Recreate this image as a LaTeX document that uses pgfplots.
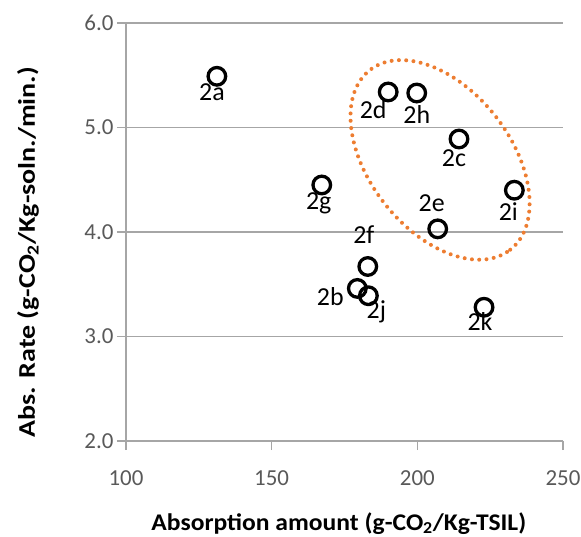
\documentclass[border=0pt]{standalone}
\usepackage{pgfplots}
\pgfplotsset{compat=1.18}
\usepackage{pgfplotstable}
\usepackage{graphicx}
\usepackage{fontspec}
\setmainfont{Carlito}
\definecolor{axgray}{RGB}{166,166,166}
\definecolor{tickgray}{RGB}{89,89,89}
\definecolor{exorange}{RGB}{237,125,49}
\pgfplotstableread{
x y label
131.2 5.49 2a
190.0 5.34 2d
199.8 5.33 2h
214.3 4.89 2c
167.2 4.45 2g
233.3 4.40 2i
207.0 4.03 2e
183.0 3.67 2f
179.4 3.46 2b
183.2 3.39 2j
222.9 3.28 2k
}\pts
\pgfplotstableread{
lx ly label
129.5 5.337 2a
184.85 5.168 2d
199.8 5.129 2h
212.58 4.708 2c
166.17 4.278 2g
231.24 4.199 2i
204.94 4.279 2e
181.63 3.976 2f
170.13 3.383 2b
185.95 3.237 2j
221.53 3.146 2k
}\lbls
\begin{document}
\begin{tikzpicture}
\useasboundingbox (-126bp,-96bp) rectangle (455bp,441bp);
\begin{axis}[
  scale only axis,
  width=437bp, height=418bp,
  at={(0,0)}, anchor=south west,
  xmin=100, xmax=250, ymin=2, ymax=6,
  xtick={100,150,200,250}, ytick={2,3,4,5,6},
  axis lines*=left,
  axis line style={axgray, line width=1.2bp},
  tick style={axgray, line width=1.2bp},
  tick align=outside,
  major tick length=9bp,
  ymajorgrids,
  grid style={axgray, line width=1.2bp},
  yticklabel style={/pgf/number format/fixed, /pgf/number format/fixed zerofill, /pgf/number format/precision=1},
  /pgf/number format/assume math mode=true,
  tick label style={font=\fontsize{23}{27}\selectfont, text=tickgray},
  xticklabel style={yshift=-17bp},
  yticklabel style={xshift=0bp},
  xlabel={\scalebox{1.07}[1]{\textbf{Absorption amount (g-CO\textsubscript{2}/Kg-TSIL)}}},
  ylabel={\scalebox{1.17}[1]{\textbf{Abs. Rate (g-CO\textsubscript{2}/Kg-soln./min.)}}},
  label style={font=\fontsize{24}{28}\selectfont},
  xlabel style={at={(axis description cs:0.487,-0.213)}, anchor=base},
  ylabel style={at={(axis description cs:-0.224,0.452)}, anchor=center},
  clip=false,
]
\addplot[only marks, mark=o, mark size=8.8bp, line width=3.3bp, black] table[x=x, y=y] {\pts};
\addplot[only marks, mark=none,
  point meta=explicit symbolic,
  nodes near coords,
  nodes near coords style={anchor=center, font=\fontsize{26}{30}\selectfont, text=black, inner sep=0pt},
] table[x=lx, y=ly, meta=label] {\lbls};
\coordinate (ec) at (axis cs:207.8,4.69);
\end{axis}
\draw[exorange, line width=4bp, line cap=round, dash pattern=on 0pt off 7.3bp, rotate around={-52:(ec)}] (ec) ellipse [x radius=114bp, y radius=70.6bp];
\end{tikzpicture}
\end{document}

------

[Problem details]
Leave the pictures out, and print every line of the listing exactly as written.

[Response to the task]
Recreate this image as a LaTeX document that uses pgfplots.
\documentclass[border=0pt]{standalone}
\usepackage{pgfplots}
\pgfplotsset{compat=1.18}
\usepackage{pgfplotstable}
\usepackage{graphicx}
\usepackage{fontspec}
\setmainfont{Carlito}
\definecolor{axgray}{RGB}{166,166,166}
\definecolor{tickgray}{RGB}{89,89,89}
\definecolor{exorange}{RGB}{237,125,49}
\pgfplotstableread{
x y label
131.2 5.49 2a
190.0 5.34 2d
199.8 5.33 2h
214.3 4.89 2c
167.2 4.45 2g
233.3 4.40 2i
207.0 4.03 2e
183.0 3.67 2f
179.4 3.46 2b
183.2 3.39 2j
222.9 3.28 2k
}\pts
\pgfplotstableread{
lx ly label
129.5 5.337 2a
184.85 5.168 2d
199.8 5.129 2h
212.58 4.708 2c
166.17 4.278 2g
231.24 4.199 2i
204.94 4.279 2e
181.63 3.976 2f
170.13 3.383 2b
185.95 3.237 2j
221.53 3.146 2k
}\lbls
\begin{document}
\begin{tikzpicture}
\useasboundingbox (-126bp,-96bp) rectangle (455bp,441bp);
\begin{axis}[
  scale only axis,
  width=437bp, height=418bp,
  at={(0,0)}, anchor=south west,
  xmin=100, xmax=250, ymin=2, ymax=6,
  xtick={100,150,200,250}, ytick={2,3,4,5,6},
  axis lines*=left,
  axis line style={axgray, line width=1.2bp},
  tick style={axgray, line width=1.2bp},
  tick align=outside,
  major tick length=9bp,
  ymajorgrids,
  grid style={axgray, line width=1.2bp},
  yticklabel style={/pgf/number format/fixed, /pgf/number format/fixed zerofill, /pgf/number format/precision=1},
  /pgf/number format/assume math mode=true,
  tick label style={font=\fontsize{23}{27}\selectfont, text=tickgray},
  xticklabel style={yshift=-17bp},
  yticklabel style={xshift=0bp},
  xlabel={\scalebox{1.07}[1]{\textbf{Absorption amount (g-CO\textsubscript{2}/Kg-TSIL)}}},
  ylabel={\scalebox{1.17}[1]{\textbf{Abs. Rate (g-CO\textsubscript{2}/Kg-soln./min.)}}},
  label style={font=\fontsize{24}{28}\selectfont},
  xlabel style={at={(axis description cs:0.487,-0.213)}, anchor=base},
  ylabel style={at={(axis description cs:-0.224,0.452)}, anchor=center},
  clip=false,
]
\addplot[only marks, mark=o, mark size=8.8bp, line width=3.3bp, black] table[x=x, y=y] {\pts};
\addplot[only marks, mark=none,
  point meta=explicit symbolic,
  nodes near coords,
  nodes near coords style={anchor=center, font=\fontsize{26}{30}\selectfont, text=black, inner sep=0pt},
] table[x=lx, y=ly, meta=label] {\lbls};
\coordinate (ec) at (axis cs:207.8,4.69);
\end{axis}
\draw[exorange, line width=4bp, line cap=round, dash pattern=on 0pt off 7.3bp, rotate around={-52:(ec)}] (ec) ellipse [x radius=114bp, y radius=70.6bp];
\end{tikzpicture}
\end{document}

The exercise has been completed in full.